I can’t think of the last time I was truly comfortable at church. I’m not comfortable speaking in church (which I have to do from the pulpit about once a year). I’m not comfortable teaching teenagers (with their dead eyes and cell phone addiction). It’s not comfortable paying 10% tithing. It’s not comfortable fasting every first Sunday of the month. It’s not comfortable changing and growing. There’s little about the gospel that I find comfortable. But I love it. I love learning and growing and stretching myself. I love trying to be a better person. I believe in and love God and I know He reciprocates.
I don’t do it for the comfort because frankly comfort is not there. I do it because I believe it to be right and true. I do it because there is peace to be found in keeping the commandments (peace, not comfort). I live the life because it is the best life I can live. I don’t have to worry about so many different things because I chose early on in life not to do other things (if that makes sense). I live it because I believe it. Because I believe there is more than this life, that we are meant for more and that this life is about being tried and tested. Learning and growing. Stretching and reaching to be more like Christ. I do all the hard things because I believe they will lead me to becoming the person God knows I can become, the person he knows I have the potential to become. I have grown so much throughout my life because of my religion. I have had successes in college and in my career because of things I learned at church starting from a young age.
If you are religious, great, are you living it? Do you love the people at church as well as the ones who have decided to leave for whatever reason? If you are not religious, great, do what you know to be best for you to live the best life possible. But please, everyone, stop thinking that religion is about comfort because if you do that, you will never truly enjoy what it has to offer. You will be offended by something someone says to you and leave.

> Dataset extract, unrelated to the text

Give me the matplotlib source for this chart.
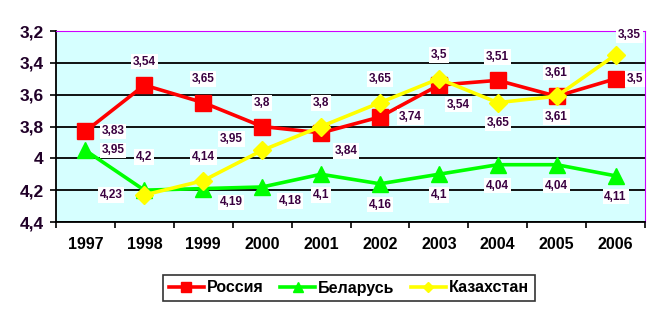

You will think what you are asked to do is too hard and you will leave. You will so easily find excuses to not stay because you will be uncomfortable so often. To change and to grow involves getting out of your comfort zone. Religion is supposed to change us. Religion is active. In the words of Jimmy Doogan, “It’s supposed to be hard. The hard…is what makes it great.”
And yes, I just quoted a movie. I’m packing up my soapbox (for now).